PETRA, Jordan: In ancient times, Arab tribesmen dug diversion tunnels to protect their low-lying trading post of Petra against desert flash floods. More than two millennia later, an alarm system warns visitors if flood water rushes toward what has become Jordan’s main tourist attraction.
Earlier this month, the alarms were activated for the first time, said Hussein Al-Hasanat of the Petra Development & Tourism Region Authority. Sirens blared minutes before a torrent fed by heavy rains approached the UNESCO World Heritage site carved into rose-hued rock face.
Hundreds of tourists were able to seek higher ground and were later evacuated, he said.
Amateur video posted online at the time showed visitors running through a steep, narrow canyon leading to the Treasury, Petra’s main draw, as guides urged them to hurry. Later, visitors were seen standing on a higher patch near the Treasury as knee-high water poured through the canyon.

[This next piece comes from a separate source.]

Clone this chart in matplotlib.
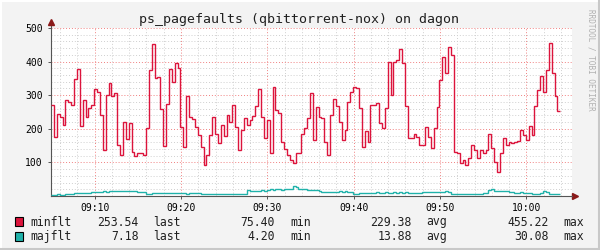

Elsewhere in Jordan, such alarms are still missing. Thirty-four people were killed in flash floods in late September and early November.
The last fatal flash flood struck Petra in 1963 when 22 French tourists and a local guide were killed by rapidly rising waters. In response, Jordan’s Department of Antiquities built a dam to keep water from entering the canyon leading to the Treasury.

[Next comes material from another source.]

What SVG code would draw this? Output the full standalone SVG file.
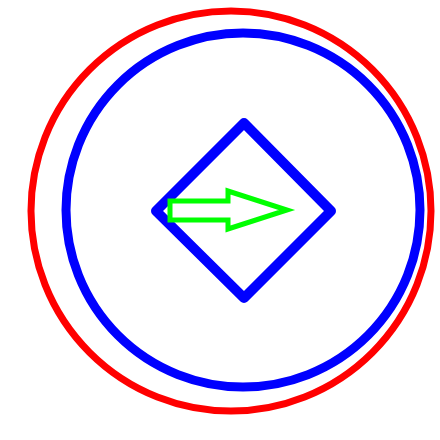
<svg xmlns="http://www.w3.org/2000/svg" width="440" height="440" viewBox="0 0 440 440">
<style>
.red{fill:none;stroke:#ff0000;stroke-width:7}
.blue{fill:none;stroke:#0000ff;stroke-width:9}
.dia{fill:none;stroke:#0000ff;stroke-width:10;stroke-linejoin:round}
.arrow{fill:none;stroke:#00ff00;stroke-width:5;stroke-linejoin:miter}
</style>
<rect width="440" height="440" fill="#ffffff"/>
<g id="red-circle"><circle class="red" cx="231" cy="211" r="200"/></g>
<g id="blue-circle"><circle class="blue" cx="243" cy="210" r="177"/></g>
<g id="diamond"><polygon class="dia" points="244,123 331,211 244,298 156,211"/></g>
<g id="arrow"><polygon class="arrow" points="170,201 228,201 228,191 287,210 228,229 228,220 170,220"/></g>
</svg>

In 2014, the alarm system was installed as added protection, with sirens set to go off when flood water rises above four meters (yards).
On Nov. 9, the system was triggered for the first time, through a computer in the Petra Authority’s control room. The computer is connected to eight rain forecast systems and two water detection stations placed in the area, within 8 kilometers (5 miles) of Petra.

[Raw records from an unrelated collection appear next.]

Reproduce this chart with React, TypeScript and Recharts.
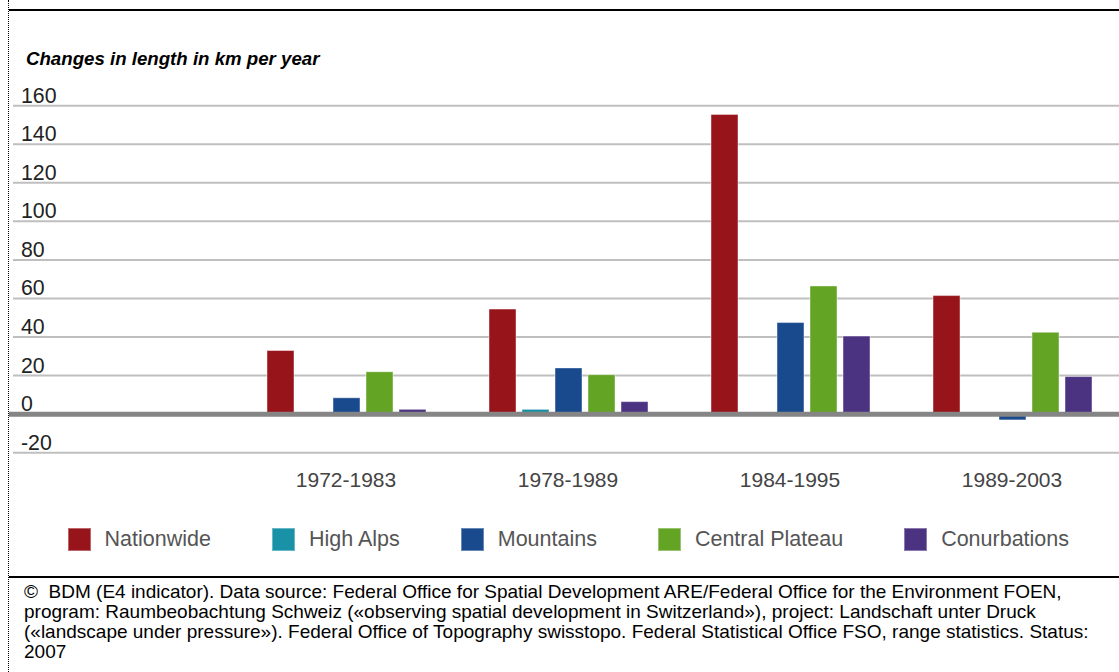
import React from "react";
import { BarChart, Bar, XAxis, YAxis, CartesianGrid, ReferenceLine } from "recharts";

const categories = ["", "1972-1983", "1978-1989", "1984-1995", "1989-2003"];
const nationwide = [null, 33, 54.5, 155.5, 61.5];
const highAlps = [null, null, 2.5, null, null];
const mountains = [null, 8.5, 24, 47.5, -3];
const centralPlateau = [null, 22, 20.5, 66.5, 42.5];
const conurbations = [null, 2.5, 6.5, 40.5, 19.5];
const yTicks = [-20, 0, 20, 40, 60, 80, 100, 120, 140, 160];

const series = [
  { key: "nationwide", name: "Nationwide", color: "#97141b", values: nationwide },
  { key: "highAlps", name: "High Alps", color: "#1992a7", values: highAlps },
  { key: "mountains", name: "Mountains", color: "#1a4a8e", values: mountains },
  { key: "centralPlateau", name: "Central Plateau", color: "#63a425", values: centralPlateau },
  { key: "conurbations", name: "Conurbations", color: "#4c3382", values: conurbations },
];

const data = categories.map((c, i) => {
  const row: Record<string, any> = { category: c };
  series.forEach((s) => {
    row[s.key] = s.values[i];
  });
  return row;
});

const FONT = '"Liberation Sans", Arial, Helvetica, sans-serif';

const YTick = (props: any) => {
  const { y, payload } = props;
  return (
    <text x={21} y={y - 3} textAnchor="start" fontSize={21.3} fill="#222" fontFamily={FONT}>
      {payload.value}
    </text>
  );
};

const XTick = (props: any) => {
  const { x, y, payload } = props;
  return (
    <text x={x} y={y + 34.6} textAnchor="middle" fontSize={21} fill="#444" fontFamily={FONT}>
      {payload.value}
    </text>
  );
};

const ZeroLine = (props: any) => {
  const { x1, y1, x2, y2 } = props;
  return <line x1={x1 - 4} y1={y1} x2={x2} y2={y2} stroke="#858585" strokeWidth={5} />;
};

export default function App() {
  return (
    <div
      style={{
        position: "absolute",
        left: 0,
        top: 0,
        width: 1119,
        height: 672,
        overflow: "hidden",
        background: "#fff",
        fontFamily: FONT,
      }}
    >
      <div style={{ position: "absolute", left: 7.5, top: 0, width: 0, height: 672, borderLeft: "1px dotted #000" }} />
      <div style={{ position: "absolute", left: 9, top: 9, width: 1110, height: 2, background: "#000" }} />
      <div
        style={{
          position: "absolute",
          left: 26,
          top: 50,
          fontSize: 18.67,
          lineHeight: "18.67px",
          fontWeight: "bold",
          fontStyle: "italic",
          color: "#000",
          whiteSpace: "nowrap",
        }}
      >
        Changes in length in km per year
      </div>
      <div style={{ position: "absolute", left: 0, top: 0 }}>
        <BarChart
          width={1130}
          height={500}
          data={data}
          margin={{ top: 105.7, right: 7, bottom: 7.3, left: 0 }}
          barSize={27}
          barGap={6}
        >
          <CartesianGrid vertical={false} stroke="#bfbfbf" strokeWidth={2} />
          <XAxis
            dataKey="category"
            axisLine={false}
            tickLine={false}
            tickSize={0}
            tickMargin={0}
            height={40}
            interval={0}
            tick={<XTick />}
          />
          <YAxis
            domain={[-20, 160]}
            ticks={yTicks}
            width={13}
            axisLine={false}
            tickLine={false}
            interval={0}
            tick={<YTick />}
          />
          {series.map((s) => (
            <Bar
              key={s.key}
              dataKey={s.key}
              name={s.name}
              fill={s.color}
              stroke="#ffffff"
              strokeOpacity={0.45}
              strokeWidth={1}
              isAnimationActive={false}
            />
          ))}
          <ReferenceLine y={0} stroke="#858585" strokeWidth={5} shape={ZeroLine} />
        </BarChart>
      </div>
      <div
        style={{
          position: "absolute",
          left: 67.5,
          top: 528,
          display: "flex",
          alignItems: "center",
          height: 23,
        }}
      >
        {series.map((s, i) => (
          <div
            key={s.key}
            style={{ display: "flex", alignItems: "center", marginRight: i < series.length - 1 ? 61 : 0 }}
          >
            <div
              style={{
                width: 23,
                height: 23,
                background: s.color,
                boxSizing: "border-box",
                border: "1px solid rgba(255,255,255,0.35)",
                marginRight: 14,
              }}
            />
            <span style={{ fontSize: 21.5, color: "#555", whiteSpace: "nowrap", lineHeight: "23px" }}>{s.name}</span>
          </div>
        ))}
      </div>
      <div style={{ position: "absolute", left: 9, top: 576, width: 1110, height: 2, background: "#000" }} />
      <div
        style={{
          position: "absolute",
          left: 24,
          top: 582,
          fontSize: 19,
          lineHeight: "20px",
          color: "#000",
          whiteSpace: "nowrap",
        }}
      >
        ©&nbsp; BDM (E4 indicator). Data source: Federal Office for Spatial Development ARE/Federal Office for the Environment FOEN,
        <br />
        program: Raumbeobachtung Schweiz («observing spatial development in Switzerland»), project: Landschaft unter Druck
        <br />
        («landscape under pressure»). Federal Office of Topography swisstopo. Federal Statistical Office FSO, range statistics. Status:
        <br />
        2007
      </div>
    </div>
  );
}
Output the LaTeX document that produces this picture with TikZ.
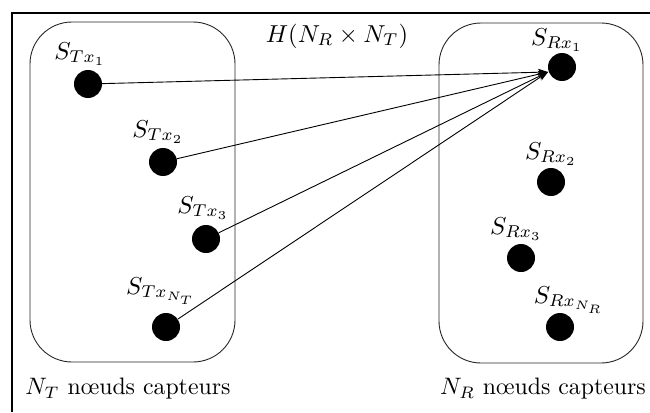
\documentclass[tikz,border=0pt]{standalone}
\usetikzlibrary{arrows.meta}
\begin{document}
\begin{tikzpicture}[x=1pt,y=-1pt,
  dot/.style={circle,fill=black,inner sep=0pt,minimum size=28pt},
  lbl/.style={inner sep=0pt,scale=2.45},
  txt/.style={inner sep=0pt,scale=2.38},
  grp/.style={draw=black!85,line width=0.9pt,rounded corners=42pt},
  link/.style={line width=0.9pt,-{Stealth[length=10pt,width=7pt,inset=2.5pt]}}]
\useasboundingbox (0,0) rectangle (650,412);
% frame
\draw[line width=1.3pt] (650,13) -- (12,13) -- (12,412);
% groups
\draw[grp] (30,22) rectangle (235,362);
\draw[grp] (439,23) rectangle (643,363);
% transmitters
\node[dot] (t1) at (88,84) {};
\node[dot] (t2) at (163,162) {};
\node[dot] (t3) at (206,239) {};
\node[dot] (tn) at (166,327) {};
% receivers
\node[dot] (r1) at (562,67) {};
\node[dot] (r2) at (551,182) {};
\node[dot] (r3) at (521,258) {};
\node[dot] (rn) at (560,327) {};
% labels
\node[lbl] (lt1) at (80,54) {$S_{Tx_1}$};
\node[lbl] (lt2) at (158,132) {$S_{Tx_2}$};
\node[lbl] (lt3) at (203,208) {$S_{Tx_3}$};
\node[lbl] (ltn) at (161,291) {$S_{Tx_{N_T}}$};
\node[lbl] (lr1) at (557,40) {$S_{Rx_1}$};
\node[lbl] (lr2) at (551,154) {$S_{Rx_2}$};
\node[lbl] (lr3) at (516,229) {$S_{Rx_3}$};
\node[lbl] (lrn) at (569,300) {$S_{Rx_{N_R}}$};
\node[lbl] (h) at (337,36) {$H(N_R\times N_T)$};
\node[txt] (nt) at (128,389) {$N_T$ nœuds capteurs};
\node[txt] (nr) at (543,389) {$N_R$ nœuds capteurs};
% arrows
\coordinate (tip) at (548,72);
\draw[link] (t1) -- (tip);
\draw[link] (t2) -- (tip);
\draw[link] (t3) -- (tip);
\draw[link] (tn) -- (tip);
\end{tikzpicture}
\end{document}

The network generates instant data allowing officials to measure possible danger and warn people by the time the water reaches Petra.
Omar Dajani, a meteorologist at the Arabia Weather company, said alarms should be installed in all vulnerable areas in Jordan.
He said urban sprawl has exacerbated the flood risk, which is particularly high in dry areas.
“Now towns have spread so much and many of them were not built with respect for the geography of the region, such as valleys for example, where the water has naturally caused floods for millions of years,” Dajani said.